There are times when gratitude is hard to swallow. For me, I usually find those times to be immediately after someone says, “But think of all the good times you had.” This usually comes after a breakup or after a death. After a breakup, my response is, “Well apparently those good times weren’t as great as I thought they were.” After a death, my response is, “My point exactly. I want more of those good times with that person.”

Precisely six years ago, I was curled up in my apartment in Spain, where I was studying for a year. I was feeling a touch of homesickness, so I got on facebook to see what my friends back in Montana were doing.
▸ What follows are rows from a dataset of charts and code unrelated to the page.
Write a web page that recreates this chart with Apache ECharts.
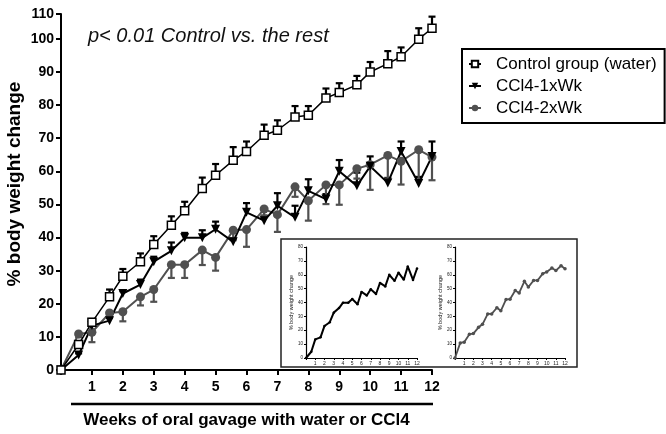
<!DOCTYPE html>
<html>
<head>
    <meta charset="UTF-8">
    <title>body weight change</title>
    <script src="https://cdn.jsdelivr.net/npm/echarts@6/dist/echarts.min.js"></script>
    <style>
        html, body { margin: 0; padding: 0; background: #fff; }
        #chart { width: 666px; height: 434px; }
    </style>
</head>
<body>
<div id="chart"></div>
<script>
    // measurement days (twice a week), in weeks
    var weeks = [0, 0.57, 1, 1.57, 2, 2.57, 3, 3.57, 4, 4.57, 5, 5.57, 6, 6.57, 7, 7.57, 8, 8.57, 9, 9.57, 10, 10.57, 11, 11.57, 12];

    var control    = [0, 7.7, 14.4, 22.1, 28.3, 32.7, 37.9, 43.7, 48.1, 54.8, 58.8, 63.3, 66, 70.9, 72.4, 76.4, 76.9, 82.1, 83.8, 86.1, 90, 92.5, 94.6, 99.9, 103.2];
    var controlErr = [0, 1, 1, 2.2, 2.2, 2.5, 2.5, 2.7, 2.7, 3.3, 3.4, 4, 3, 3.2, 3, 3.3, 2.8, 2.9, 2.8, 2.7, 3, 3.8, 2.8, 3.3, 3.5];

    var wk1    = [0, 4.5, 13.4, 14.9, 23.1, 25.8, 32.7, 36, 39.9, 39.9, 42.5, 38.7, 47.6, 45.1, 49.6, 46.1, 54.1, 51.6, 60, 55.6, 61.5, 56.5, 66, 56.3, 64.5];
    var wk1Err = [0, 0.5, 1, 0.8, 0.7, 1.5, 1.5, 2.5, 1.5, 2.3, 2.3, 1, 2.8, 1.5, 3.8, 3.5, 3.5, 1.5, 3.4, 4, 3, 1.5, 3, 2, 4.5];

    var wk2    = [0, 10.9, 11.4, 17.2, 17.6, 22.1, 24.3, 31.8, 31.8, 36.2, 34, 42.2, 42.4, 48.6, 46.9, 55.3, 51.1, 55.9, 55.9, 60.8, 62, 64.8, 63, 66.5, 64.3];
    var wk2Err = [0, 1, 3, 1, 2.9, 2.6, 3.7, 4, 4, 4.5, 4, 3, 5.2, 2, 5.2, 3, 6, 5.8, 6, 3, 7.6, 7, 7, 9, 7];

    var names = ['Control group (water)', 'CCl4-1xWk', 'CCl4-2xWk'];
    var gray = '#505050';
    var font = 'Liberation Sans, Arial, sans-serif';

    function pairs(ys) {
        return weeks.map(function (w, i) { return [w, ys[i]]; });
    }
    function errData(ys, es) {
        return weeks.map(function (w, i) { return [w, ys[i], es[i]]; });
    }
    // one-sided error bar with a cap: dir 1 = up, -1 = down
    function errBar(dir, color) {
        return function (params, api) {
            var x = api.value(0), y = api.value(1), e = api.value(2);
            if (!e) return null;
            var p0 = api.coord([x, y]);
            var p1 = api.coord([x, y + dir * e]);
            var w = 3.5;
            return {
                type: 'group',
                children: [
                    {type: 'line', shape: {x1: p0[0], y1: p0[1], x2: p1[0], y2: p1[1]}, style: {stroke: color, lineWidth: 2.2}},
                    {type: 'line', shape: {x1: p1[0] - w, y1: p1[1], x2: p1[0] + w, y2: p1[1]}, style: {stroke: color, lineWidth: 2.2}}
                ]
            };
        };
    }

    var chart = echarts.init(document.getElementById('chart'));

    var miniAxisX = function (idx) {
        return {
            type: 'value', gridIndex: idx, min: 0, max: 12, interval: 1,
            axisLine: {lineStyle: {color: '#000', width: 1.2}},
            axisTick: {length: 2, lineStyle: {color: '#000', width: 1}},
            axisLabel: {fontSize: 5, color: '#222', margin: 3, formatter: function (v) { return v === 0 ? '' : v; }},
            splitLine: {show: false}
        };
    };
    var miniAxisY = function (idx) {
        return {
            type: 'value', gridIndex: idx, min: 0, max: 80, interval: 10,
            name: '% body weight change', nameLocation: 'middle', nameGap: 10,
            nameTextStyle: {fontSize: 5.5, color: '#222', fontFamily: font},
            axisLine: {show: true, lineStyle: {color: '#000', width: 1.2}},
            axisTick: {show: true, length: 2, lineStyle: {color: '#000', width: 1}},
            axisLabel: {fontSize: 4.5, color: '#222', margin: 3},
            splitLine: {show: false}
        };
    };

    chart.setOption({
        animation: false,
        textStyle: {fontFamily: font},
        grid: [
            {left: 61, top: 14, width: 371, height: 361},
            {left: 306, top: 247, width: 111, height: 111},
            {left: 455, top: 247, width: 110, height: 111}
        ],
        legend: {
            data: names,
            orient: 'vertical',
            left: 462, top: 49,
            padding: [5, 8, 5, 6],
            itemWidth: 12, itemHeight: 8, itemGap: 2,
            borderColor: '#000', borderWidth: 2,
            textStyle: {fontSize: 17, color: '#000', lineHeight: 20, padding: [0, 0, 0, 10], fontFamily: font}
        },
        xAxis: [
            {
                type: 'value', gridIndex: 0, min: 0, max: 12, interval: 1,
                name: 'Weeks of oral gavage with water or CCl4',
                nameLocation: 'middle', nameGap: 42,
                nameTextStyle: {fontSize: 17, fontWeight: 'bold', color: '#000'},
                axisLine: {lineStyle: {color: '#000', width: 2}},
                axisTick: {length: 5, lineStyle: {color: '#000', width: 2}},
                axisLabel: {fontSize: 14, fontWeight: 'bold', color: '#000', margin: 10,
                    formatter: function (v) { return v === 0 ? '' : v; }},
                splitLine: {show: false}
            },
            miniAxisX(1),
            miniAxisX(2)
        ],
        yAxis: [
            {
                type: 'value', gridIndex: 0, min: 0, max: 107.5, interval: 10,
                axisLine: {show: true, lineStyle: {color: '#000', width: 2}},
                axisTick: {show: true, length: 5, lineStyle: {color: '#000', width: 2}},
                axisLabel: {fontSize: 14, fontWeight: 'bold', color: '#000', margin: 7,
                    formatter: function (v) { return v > 100 ? '110' : v; }},
                splitLine: {show: false}
            },
            miniAxisY(1),
            miniAxisY(2)
        ],
        graphic: [
            {type: 'text', x: 15, y: 184, rotation: Math.PI / 2,
                style: {text: '% body weight change', font: 'bold 19px ' + font, fill: '#000', align: 'center', verticalAlign: 'middle'}},
            {type: 'text', x: 88, y: 36,
                style: {text: 'p< 0.01 Control vs. the rest', font: 'italic 20px ' + font, fill: '#111', align: 'left', verticalAlign: 'middle'}},
            {type: 'line', shape: {x1: 71, y1: 404, x2: 433, y2: 404}, style: {stroke: '#000', lineWidth: 2.5}},
            {type: 'rect', shape: {x: 281, y: 239, width: 296, height: 128}, style: {fill: 'none', stroke: '#222', lineWidth: 1.5}}
        ],
        series: [
            {type: 'custom', name: 'err-ctrl', xAxisIndex: 0, yAxisIndex: 0, z: 1,
                renderItem: errBar(1, '#000'), data: errData(control, controlErr)},
            {type: 'custom', name: 'err-1x', xAxisIndex: 0, yAxisIndex: 0, z: 1,
                renderItem: errBar(1, '#000'), data: errData(wk1, wk1Err)},
            {type: 'custom', name: 'err-2x', xAxisIndex: 0, yAxisIndex: 0, z: 1,
                renderItem: errBar(-1, gray), data: errData(wk2, wk2Err)},
            {type: 'line', name: names[2], xAxisIndex: 0, yAxisIndex: 0, data: pairs(wk2),
                symbol: 'circle', symbolSize: 9,
                lineStyle: {color: gray, width: 2}, itemStyle: {color: gray}},
            {type: 'line', name: names[1], xAxisIndex: 0, yAxisIndex: 0, data: pairs(wk1),
                symbol: 'triangle', symbolRotate: 180, symbolSize: 9,
                lineStyle: {color: '#000', width: 2}, itemStyle: {color: '#000'}},
            {type: 'line', name: names[0], xAxisIndex: 0, yAxisIndex: 0, data: pairs(control),
                symbol: 'rect', symbolSize: 8,
                lineStyle: {color: '#000', width: 1.5},
                itemStyle: {color: '#fff', borderColor: '#000', borderWidth: 1.5}},
            // insets
            {type: 'line', name: 'inset-1x', xAxisIndex: 1, yAxisIndex: 1, data: pairs(wk1),
                symbol: 'circle', symbolSize: 2.5, lineStyle: {color: '#000', width: 2}, itemStyle: {color: '#000'}},
            {type: 'line', name: 'inset-2x', xAxisIndex: 2, yAxisIndex: 2, data: pairs(wk2),
                symbol: 'circle', symbolSize: 3.5, lineStyle: {color: gray, width: 1.8}, itemStyle: {color: gray}}
        ]
    });
</script>
</body>
</html>
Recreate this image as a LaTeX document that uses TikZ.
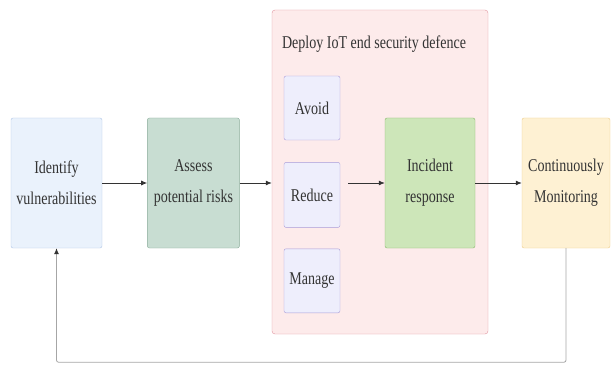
\documentclass[tikz,border=0pt]{standalone}
\usepackage{fontspec}
\setmainfont[FakeStretch=0.78]{Liberation Serif}
\usetikzlibrary{positioning}
\usetikzlibrary{arrows.meta}
\usetikzlibrary{calc}
\definecolor{idfill}{HTML}{EAF2FC}
\definecolor{iddraw}{HTML}{B0C4E6}
\definecolor{asfill}{HTML}{C8DDD2}
\definecolor{asdraw}{HTML}{88AA98}
\definecolor{grfill}{HTML}{FDEBEB}
\definecolor{grdraw}{HTML}{E0949E}
\definecolor{acfill}{HTML}{EEEEFC}
\definecolor{acdraw}{HTML}{A99CD8}
\definecolor{infill}{HTML}{CDE6B9}
\definecolor{indraw}{HTML}{88B76C}
\definecolor{cofill}{HTML}{FEF1D3}
\definecolor{codraw}{HTML}{EECB88}
\tikzstyle{every picture}=[>={Latex[length=6pt,width=5pt]}, x=1pt, y=1pt]
\tikzstyle{every node}=[font=\fontsize{18}{31}\selectfont, text=black!80]
\tikzstyle{stage}=[draw, rectangle, rounded corners=2pt, align=center,
  minimum width=91pt, minimum height=130pt, inner sep=2pt]
\tikzstyle{action}=[stage, fill=acfill, draw=acdraw, minimum width=56pt, minimum height=64pt]
\tikzstyle{flow}=[->, draw=black!80, thick]

\begin{document}
\begin{tikzpicture}
\useasboundingbox (0,0) rectangle (611,365);

\node[stage, fill=idfill, draw=iddraw] (Identify) at (56.5,182) {Identify\\vulnerabilities};
\node[stage, fill=asfill, draw=asdraw, minimum width=92pt, right=45pt of Identify] (Assess) {Assess\\potential risks};

\node[draw=grdraw, fill=grfill, rounded corners=3pt, minimum width=216pt,
  minimum height=324pt] (Deploy) at (380,193) {};
\node[anchor=north west, inner sep=0pt] (DeployTitle) at ([xshift=10pt, yshift=-26pt] Deploy.north west)
  {Deploy IoT end security defence};

\node[action] (Avoid) at (312,257) {Avoid};
\node[action, below=22pt of Avoid, minimum height=65pt] (Reduce) {Reduce};
\node[action, below=21pt of Reduce] (Manage) {Manage};

\node[stage, fill=infill, draw=indraw, minimum width=90pt] (Incident) at (430,182) {Incident\\response};
\node[stage, fill=cofill, draw=codraw, minimum width=88pt] (Monitor) at (566,182) {Continuously\\Monitoring};

\coordinate (ReduceOut) at ($(Reduce.east |- Incident.west) + (8pt,0)$);
\coordinate (Back) at ($(Monitor.south) + (0,-114pt)$);

\draw[flow] (Identify) -- (Assess);
\draw[flow] (Assess.east) -- (Assess.east -| Deploy.west);
\draw[flow] (ReduceOut) -- (Incident.west);
\draw[flow] (Incident) -- (Monitor);
\draw[-{Latex[length=6pt,width=5pt,black!80]}, draw=black!35, thick, rounded corners=2pt]
  (Monitor.south) -- (Back) -- (Back -| Identify.south) -- (Identify.south);

\end{tikzpicture}
\end{document}
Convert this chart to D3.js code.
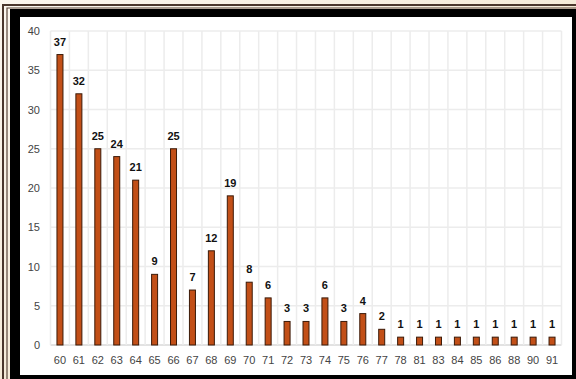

Their status updates became a blur: “…we’ll miss you, buddy…” “…avalanche…” “…thinking of all the good times…” My hands shaking, I grabbed the phone and started dialing. 

It took four tries before anyone picked up. “Whitney?” I said. “Whitney, what happened? Why is everyone posting all this stuff?” My best friend then proceeded to tell me there had been an avalanche and one of our friends had been killed in it. Avalanches had never worried me too much, despite the fact the majority of my friends were serious backcountry skiers. We were 21 years old, and therefore invincible. So one of them dying in an avalanche just didn’t compute. All I knew was that I needed to be home right then.

I called my parents and they helped me book a flight for the next morning. I called my three other friends from home who were also studying abroad, and let them know my plans, in case they could catch a flight with me. Already emotionally exhausted, I managed to pack the necessities and pass out for a couple of hours before catching the earliest bus to Madrid the next morning.

Twenty-four hours later, my parents were picking me up from the Salt Lake City airport. Two of my friends drove to my parents’ house in Idaho the next morning and the three of us made our way back to Montana. During the long drive, they filled me in on the conditions that caused the avalanche, when the memorial service was going to be, and how everyone else was handling it. 

“He asked me to go get a coffee with him right before I left for Spain,” I blurted out. “I said I had to work, which I did, but still. I should have made time.”

“All you can do is make time the next time someone wants to catch up,” my friend responded.

And so I have. Over the past six years, I’ve done my best to stay in touch with friends who are living all over the world and make extra time for those who still live in my town. It’s an important lesson to have learned, but not one I’m grateful for learning in the way that I did. 

So yes, sometimes gratitude is a bitter little pill, full of “It’s better to have love and lost than never to have loved at all” and “Be grateful for all the good times you shared.” So I try, as my friends do, to be grateful for the times we got to share with him, and to be grateful for each other. 

In the end, it’s only our perspective we can control. I’m trying to have one that’s heavy on the gratitude and light on the bitterness.